Adaptation to climate change through climate-smart agriculture

Climate change adaptation, which involves taking measures to cope with impacts of climate change, requires that new ways of producing food be devised in order to enable communities to sustain their livelihoods and achieve food security. Climate change, which is the observed change in the climate of a place over a period of at least 30 years and whose evidence can be determined from records such as average temperature or rainfall of a place, results in either new challenges for producing food or in some cases opportunities.
In many countries which include Kenya, scientists predict that rainfall patterns will change and seasons will become less predictable because of climate change. This then means farmers will need to get accurate information about the amount, distribution and the duration of rains that are expected to be available during every growing season.
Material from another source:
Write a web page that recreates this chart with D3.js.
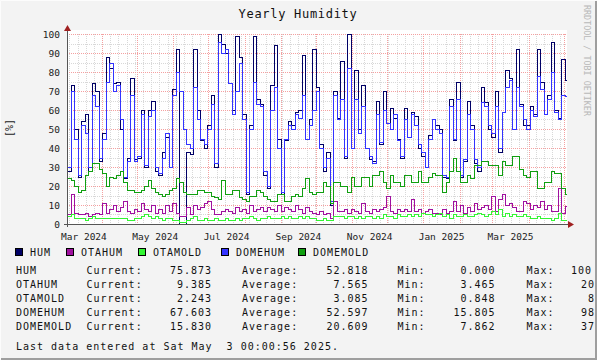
<!DOCTYPE html>
<html><head><meta charset="utf-8">
<script src="https://cdn.jsdelivr.net/npm/d3@7"></script>
<style>
html,body{margin:0;padding:0;background:#f3f3f3;}
svg{display:block;}
text{font-family:"DejaVu Sans Mono",monospace;}
</style></head>
<body>
<svg id="chart" width="597" height="360"></svg>
<script>
// ---------------- data ----------------
const startDate = new Date(2024, 2, 2);
const endDate = new Date(2025, 4, 3, 0, 0, 56);
const stepDays = 3;

const HUM = [28,73,50,25,54,58,28,74,70,33,48,88,82,74,75,50,24,35,77,34,35,60,30,60,65,28,26,38,46,30,71,92,0,0,38,37,92,60,44,40,52,68,30,100,95,90,74,60,99,88,58,16,52,99,66,63,26,19,73,94,45,16,44,54,52,59,60,89,45,55,92,72,42,28,38,10,70,56,86,35,100,40,81,50,73,40,34,33,65,42,70,53,61,56,45,35,61,46,59,57,40,36,30,47,55,52,50,25,24,66,44,75,25,33,65,52,32,28,72,64,50,46,70,38,59,81,77,50,92,63,52,52,62,58,92,75,58,68,96,60,56,87,75.873];
const OTAHUM = [5,16,6,5,5,6,4,5,6,5,11,6,8,10,7,9,12,7,6,8,7,11,8,7,10,6,8,6,10,7,11,6,4,4,9,5,10,8,9,11,12,8,5,5,7,8,7,6,9,7,8,6,10,7,8,9,7,9,8,7,10,7,9,8,7,10,8,6,9,7,6,5,7,5,6,3,12,7,7,8,6,8,7,6,11,7,6,8,7,8,9,15,7,6,8,7,8,7,13,7,8,6,7,8,6,6,5,8,6,7,12,7,10,6,9,7,11,8,9,10,8,15,7,13,16,10,11,9,7,7,12,11,8,10,9,12,8,10,7,7,19,6,9.385];
const OTAMOLD = [4,5,3,3,3,2,3,4,3,3,3,3,3,3,3,3,3,2,2,3,3,4,5,4,3,4,3,2,3,3,2,2,1,1,2,3,4,2,2,3,2,2,3,2,2,3,2,2,3,2,3,3,4,3,2,3,3,4,3,3,3,4,3,4,3,3,4,3,4,3,3,2,2,3,2,2,4,4,4,3,4,4,3,4,3,4,4,3,4,3,5,4,4,3,5,4,4,5,4,5,4,6,5,5,4,5,6,4,5,3,5,4,4,5,4,4,5,6,5,4,5,7,5,8,4,6,4,5,4,4,5,4,3,3,4,3,3,3,2,3,6,2,2.243];
const DOMEHUM = [30,70,45,26,52,48,30,68,62,35,45,75,85,70,73,55,25,33,68,33,36,58,31,57,60,30,27,35,48,30,68,80,70,50,42,40,72,55,45,42,50,63,32,96,90,92,74,58,70,85,55,17,50,75,63,62,28,20,60,72,40,17,45,52,50,58,56,68,45,52,60,70,40,30,35,12,68,55,66,36,82,40,66,48,62,40,36,32,58,43,60,53,50,58,44,36,55,46,58,52,42,38,30,45,55,50,48,26,25,62,45,66,26,34,58,50,34,30,64,62,52,48,62,40,59,72,76,50,72,62,55,50,60,57,78,71,58,66,80,59,55,68,67.603];
const DOMEMOLD = [24,23,20,17,18,26,28,32,32,29,27,20,25,24,26,28,22,18,18,17,17,18,20,23,19,17,16,15,16,18,19,24,22,17,16,16,16,18,18,17,17,15,14,13,23,16,16,18,18,14,13,12,15,15,18,17,15,13,12,12,16,16,12,12,15,16,15,19,24,17,16,17,17,22,20,11,22,22,20,20,17,25,20,20,25,25,20,26,26,28,22,19,26,22,22,20,26,26,22,22,28,22,22,25,27,26,26,17,22,28,35,28,22,22,26,24,31,31,33,33,31,31,31,26,33,31,31,36,36,29,26,25,28,28,19,19,22,22,28,27,27,19,15.830];

const seriesNames = ["HUM","OTAHUM","OTAMOLD","DOMEHUM","DOMEMOLD"];
const seriesColors = ["#000066","#a0109f","#33f533","#3333ff","#109f10"];
const seriesValues = [HUM, OTAHUM, OTAMOLD, DOMEHUM, DOMEMOLD];

const currentVals = ["75.873","9.385","2.243","67.603","15.830"];
const averageVals = ["52.818","7.565","3.085","52.597","20.609"];
const minVals = ["0.000","3.465","0.848","15.805","7.862"];
const maxVals = ["100","20","8","98","37"];

const yTicks = [0,10,20,30,40,50,60,70,80,90,100];
const monthLabels = ["Mar 2024","May 2024","Jul 2024","Sep 2024","Nov 2024","Jan 2025","Mar 2025"];
const monthLabelDates = [new Date(2024,2,1),new Date(2024,4,1),new Date(2024,6,1),new Date(2024,8,1),new Date(2024,10,1),new Date(2025,0,1),new Date(2025,2,1)];

// ---------------- drawing ----------------
const W = 597, H = 360;
const svg = d3.select("#chart");
const X0 = 67, X1 = 566, Y0 = 224, Y1 = 34;

svg.append("rect").attr("x",0).attr("y",0).attr("width",W).attr("height",H).attr("fill","#f3f3f3");
// border
svg.append("path").attr("d",`M0.5,${H-0.5}V0.5H${W-0.5}`).attr("fill","none").attr("stroke","#fcfcfc").attr("stroke-width",1);
svg.append("path").attr("d",`M1,${H-1}H${W-1}V1`).attr("fill","none").attr("stroke","#9e9e9e").attr("stroke-width",2);

const x = d3.scaleTime().domain([startDate,endDate]).range([X0,X1]);
const y = d3.scaleLinear().domain([0,100]).range([Y0,Y1]);

// canvas
svg.append("rect").attr("x",X0).attr("y",Y1-4).attr("width",X1-X0+1).attr("height",Y0-Y1+4).attr("fill","#ffffff");

const g = svg.append("g").attr("shape-rendering","crispEdges");
// minor grid: horizontal every 5
d3.range(5,101,10).forEach(v=>{
  g.append("line").attr("x1",X0).attr("x2",X1).attr("y1",Math.round(y(v))+0.5).attr("y2",Math.round(y(v))+0.5)
   .attr("stroke","#d8d8d8").attr("stroke-dasharray","1,1");
});
// minor grid: weekly (Mondays)
d3.timeMonday.range(startDate,endDate).forEach(d=>{
  const xx = Math.round(x(d))+0.5;
  if (xx<=X0+1) return;
  g.append("line").attr("x1",xx).attr("x2",xx).attr("y1",Y1).attr("y2",Y0)
   .attr("stroke","#d8d8d8").attr("stroke-dasharray","1,1");
});
// major grid: horizontal every 10
yTicks.forEach(v=>{
  if (v===0) return;
  g.append("line").attr("x1",X0).attr("x2",X1).attr("y1",Math.round(y(v))+0.5).attr("y2",Math.round(y(v))+0.5)
   .attr("stroke","#f4a0a0").attr("stroke-dasharray","1,1");
});
// major grid: monthly
d3.timeMonth.range(startDate,endDate).forEach(d=>{
  const xx = Math.round(x(d))+0.5;
  if (xx<=X0+1) return;
  g.append("line").attr("x1",xx).attr("x2",xx).attr("y1",Y1).attr("y2",Y0)
   .attr("stroke","#f4a0a0").attr("stroke-dasharray","1,1");
});

// series lines
const line = d3.line().x(d=>Math.round(x(d[0]))+0.5).y(d=>Math.round(y(d[1]))+0.5).curve(d3.curveStepAfter);
seriesValues.forEach((vals,k)=>{
  const pts = vals.map((v,i)=>[d3.timeDay.offset(startDate,i*stepDays),v]);
  pts.push([endDate, vals[vals.length-1]]);
  g.append("path").attr("d",line(pts)).attr("fill","none").attr("stroke",seriesColors[k]).attr("stroke-width",1);
});

// axes
g.append("line").attr("x1",X0-3).attr("x2",X1+3).attr("y1",Y0+0.5).attr("y2",Y0+0.5).attr("stroke","#555");
g.append("line").attr("x1",X0+0.5).attr("x2",X0+0.5).attr("y1",Y0+3).attr("y2",Y1-4).attr("stroke","#555");
svg.append("path").attr("d",`M${X1+2},${Y0-3}L${X1+8},${Y0+0.5}L${X1+2},${Y0+4}Z`).attr("fill","#a02020");
svg.append("path").attr("d",`M${X0-3},${Y1-3}L${X0+0.5},${Y1-9}L${X0+4},${Y1-3}Z`).attr("fill","#a02020");

// y tick labels
yTicks.forEach(v=>{
  svg.append("text").attr("x",60).attr("y",y(v)+3.5).attr("text-anchor","end")
    .attr("font-size",9.5).attr("fill","#222").text(v);
});
// x labels (centered mid month)
monthLabels.forEach((lab,i)=>{
  const d0 = monthLabelDates[i], d1 = d3.timeMonth.offset(d0,1);
  const xm = (x(d0)+x(d1))/2;
  svg.append("text").attr("x",xm).attr("y",Y0+16).attr("text-anchor","middle")
    .attr("font-size",9.5).attr("fill","#222").text(lab);
});

// title
svg.append("text").attr("x",298).attr("y",18).attr("text-anchor","middle").attr("font-size",12)
  .attr("letter-spacing",0.7).attr("fill","#111").text("Yearly Humidity");
// y title
svg.append("text").attr("transform","translate(13,128) rotate(-90)").attr("text-anchor","middle")
  .attr("font-size",10).attr("fill","#222").text("[%]");
// watermark
svg.append("text").attr("transform","translate(584,5) rotate(90)").attr("text-anchor","start")
  .attr("font-size",8.4).attr("fill","#b8b8b8").text("RRDTOOL / TOBI OETIKER");

// legend
const legX = [15,66,138,221,298];
seriesNames.forEach((n,k)=>{
  svg.append("rect").attr("x",legX[k]+0.5).attr("y",248.5).attr("width",7).attr("height",7)
    .attr("fill",seriesColors[k]).attr("stroke","#000").attr("stroke-width",1);
  svg.append("text").attr("x",legX[k]+15).attr("y",256).attr("font-size",10).attr("letter-spacing",1)
    .attr("fill","#111").text(n);
});
// stats
const rowY = [274,288,302,316,330];
const fs = 10, ls = 1;
seriesNames.forEach((n,k)=>{
  const ry = rowY[k];
  const t = (xx,s,anchor)=>svg.append("text").attr("x",xx).attr("y",ry).attr("font-size",fs)
     .attr("letter-spacing",ls).attr("text-anchor",anchor||"start").attr("fill","#111").text(s);
  t(16,n);
  t(86.5,"Current:");
  t(212,currentVals[k],"end");
  t(242,"Average:");
  t(368.5,averageVals[k],"end");
  t(397.5,"Min:");
  t(495.5,minVals[k],"end");
  t(526.5,"Max:");
  t(597-maxVals[k].length*7+ (k===0?-5:0) - (k===0?0:2), maxVals[k]);
});
svg.append("text").attr("x",16).attr("y",350).attr("font-size",fs).attr("letter-spacing",ls)
  .attr("fill","#111").attr("xml:space","preserve").style("white-space","pre")
  .text("Last data entered at Sat May  3 00:00:56 2025.");
</script>
</body></html>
In other words, farmers will need to practice what is now referred to as climate-smart agriculture.
According to the Food and Agriculture Organisation of the United Nations (FAO), climate-smart agriculture is an approach that helps to guide actions needed to transform and re-orient agricultural systems to effectively support development and ensure food security in a changing climate. It has three aims: to increase agricultural production and income; to adapt and build resilience to climate change and to reduce greenhouse gas emissions where possible. CSA provides an excellent opportunity to link the three dimensions of sustainable development namely: economic, social and environmental.
Resilience to climate change is the ability of people, particularly their sources of livelihoods, to withstand the negative impacts of cimate change. For example, the family of a farmer who has enough grain properly stored in order to last him for one year may be able to survive if the crop for the next season is destroyed by floods. This may not be possible for a farmer who did not store sufficient harvest to prepare for such a catastrophe. The first farmer’s family can be described as being more resilient.
The second farmer on the other hand can be described as being more vulnerable to climate shocks. Vulnerability is that state that finds people, as households, communities or even countries, having very limited ability to withstand extreme events resulting from climate change. For examople, farmers and countries which rely on rain-fed agriculture are more vulnerable than those that use irrigation to produce food, because they have no food when rains fail.
There are several national strategies that are relevant to climate change and its impact on agriculture. These include the National Climate Change Action Plan (2013-2017) and the Agricultural Sector Development Strategy (2010 – 2020). Both of these strategies have however not specifically mainstreamed CSA. In response, a Kenya Climate-Smart Agriculture Strategy (KCSAS 2017 – 2026) has been developed to address this gap.
The objectives of the KCSAS are to: enhance adaptive capacity and resilience of farmers, pastoralists and fisher-folk to the adverse impacts of climate change; develop mechanisms that minimize greenhouse gas emissions from agricultural production systems; create an enabling regulatory and institutional framework; and address cross-cutting issues that adversely impact climate smart agriculture.
Four broad strategic areas have been identified for KCSAS namely: adaptation and building resilience by addressing vulnerability due to changes in rainfall and temperature, extreme weather events and unsustainable land/water management and utilization; mitigation of GHG’s emissions from key and minor sources in the agriculture sector; establishment of an enabling policy, legal and institutional frameworks for effective implementation of CSA; and minimising effects of underlying cross-cutting issues such as human resource capacity and finance, which would potentially constrain realisation of CSA’s objectives.
Crop rotation as a climate smart agriculture strategy
One of the practices that has been found to be effective in ensuring agriculture is climate smart is conservation agriculture. Conservation agriculture involves three main elements. The first is ensuring that there is minimum physical disturbance of the soil or what is referred to as minimum tillage. It calls for minimal ploughing or digging up of the soil.
The second is ensuring that there is permanent organic cover of the soil surface such as through mulching or allowing biomass such as maize or other types of straw to remain and decompose on the farm. The third element is diversification of crop species grown in sequence, also known as crop rotation. One highly recommended form of crop rotation is to grow leguminous crops such as beans during the season that follows growing of cereal crops such as maize. Legumes are known for their ability to enrich the soil by naturally capturing nitrogen from the atmosphere and turning it into a nutrient that other plants can use, a process known as nitrogen fixation.
Conservation agriculture increases the soil's ability to regenerate and recycle nutrients, gradually reducing the need for expensive chemical fertilisers, some of which contribute to the emission of nitrous oxide, one of the known greenhouse gases responsible for global warming.